Lives Lived and Lives Lost - Portsmouth and the Great War

The name of Rudmore means little to the 21C Portmuthian apart, perhaps, from the eponymous roundabout at the beginning of the M275. In 1861, however, long before the building of the motorway (and the Ferryport) Rudmore had a distinct identity, bounded on the west by Portsmouth Harbour, on the south by Rudmore Mill and timber yard and on the east and north by open ground. The area was the home of several long standing Portsmouth families, whose income largely derived from the harbour and the sea. One of these was the Chalmers family.
At the 1911 Census Henry William Robert Chalmers was 14 years old living at 3 Rudmore Cottages with his 39 year old Barge Captain father, Henry, mother Isabella and three younger siblings. Ten years earlier they had been living at what was then known as Rudmore Square but which may well have been the same place with a different name. Next door lived another branch of the Chalmers family.
Henry Chalmers snr. had connections to the sea long before he made his living by it as his father William had been a fisherman, as indeed had William's father, Daniel. And all had lived in Rudmore.
Henry William Robert Chalmers was just 17 years old at the outbreak of the Great War but nevertheless enlisted alongside the first wave of enthusiastic volunteers. He was sent to the Western Front in March 1916 where shortly afterwards he took part in the Battle of the Somme. He died on 30th June 1916.
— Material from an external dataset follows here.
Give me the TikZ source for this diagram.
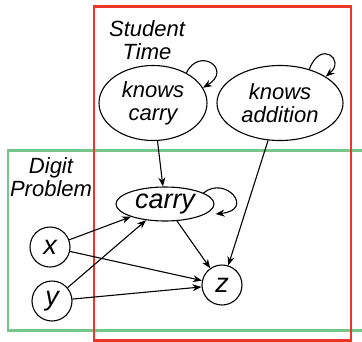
\documentclass[tikz,border=0pt]{standalone}
\usepackage{fontspec}
\setmainfont{Liberation Sans}
\usetikzlibrary{shapes.geometric,arrows.meta}
\definecolor{plateRed}{RGB}{236,52,40}
\definecolor{plateGreen}{RGB}{118,198,138}
\tikzset{
  var/.style={draw, line width=1.1pt, ellipse, inner sep=0pt, font=\itshape},
  big/.style={font=\fontsize{27}{27}\selectfont\itshape},
  small/.style={font=\fontsize{22}{24}\selectfont\itshape, align=center},
  edge/.style={line width=1.1pt, -{Stealth[length=9pt,width=7pt]}},
  plate/.style={line width=2.6pt}
}
\begin{document}
\begin{tikzpicture}[x=1pt,y=-1pt]
\useasboundingbox (0,0) rectangle (362,341);
% plates
\draw[plate, plateGreen] (8,150.5) rectangle (368,330.5);
\draw[plate, plateRed] (94,6.5) rectangle (351,340.5);
\node[small, anchor=center] (lblS) at (147,40) {Student\\[-1pt]Time};
\node[small, anchor=center] (lblD) at (51,177) {Digit\\[-1pt]Problem};
% variables
\node[var, small, minimum width=108pt, minimum height=75pt] (kc) at (153,103) {knows\\[-1pt]carry};
\node[var, small, minimum width=126pt, minimum height=75pt] (ka) at (280,103) {knows\\[-1pt]addition};
\node[var, big, minimum width=98pt, minimum height=34pt] (c) at (165,204) {carry};
\node[var, big, circle, minimum size=40pt] (x) at (50,247) {x};
\node[var, big, circle, minimum size=40pt] (y) at (52,301) {y};
\node[var, big, circle, minimum size=40pt] (z) at (222,285) {z};
% dependencies
\draw[edge] (kc) -- (c);
\draw[edge] (ka) -- (z);
\draw[edge] (c) -- (z);
\draw[edge] (x) -- (c);
\draw[edge] (x) -- (z);
\draw[edge] (y) -- (c);
\draw[edge] (y) -- (z);
% self loops over time
\draw[edge] (kc.42) .. controls +(13,-27) and +(30,-18) .. (kc.17);
\draw[edge] (ka.49) .. controls +(11,-30) and +(20,-17) .. (ka.30);
\draw[edge] (c.16) .. controls +(22,-18) and +(40,-4) .. ([shift={(1,10)}]c.east);
\end{tikzpicture}
\end{document}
Two years later in 1918 Henry's cousin James Edward Chalmers, who had lived next door to Henry in 1901, also died in action in France.
The Commonwealth War Graves Commission lists Henry William Robert Chalmers, Private (12593), 14th Battalion, Hampshire Regiment, died on 30/06/1916, aged 19 years. Buried in St. Vaast Post Military Cemetery, Richebourg-L'avoue (Grave Ref: lll.L.9.). Son of Henry and Isabella Chalmers, of 2, Rudmore Place, Portsmouth.
Henry Chalmers is remembered on the St. John the Baptist Church WW1 memorial. The memorial was transferred to St. Agatha's Church, Market Way when St. John's* was declared redundant in 1980. Also remembered on the Cenotaph and in the National Roll, Vol. X, p41.
Tim Backhouse
January 2014

*St. John the Baptist's Church was on Simpson Road, just north of the junction between Twyford Avenue and the Rudmore roundabout. It was converted to private accommodation.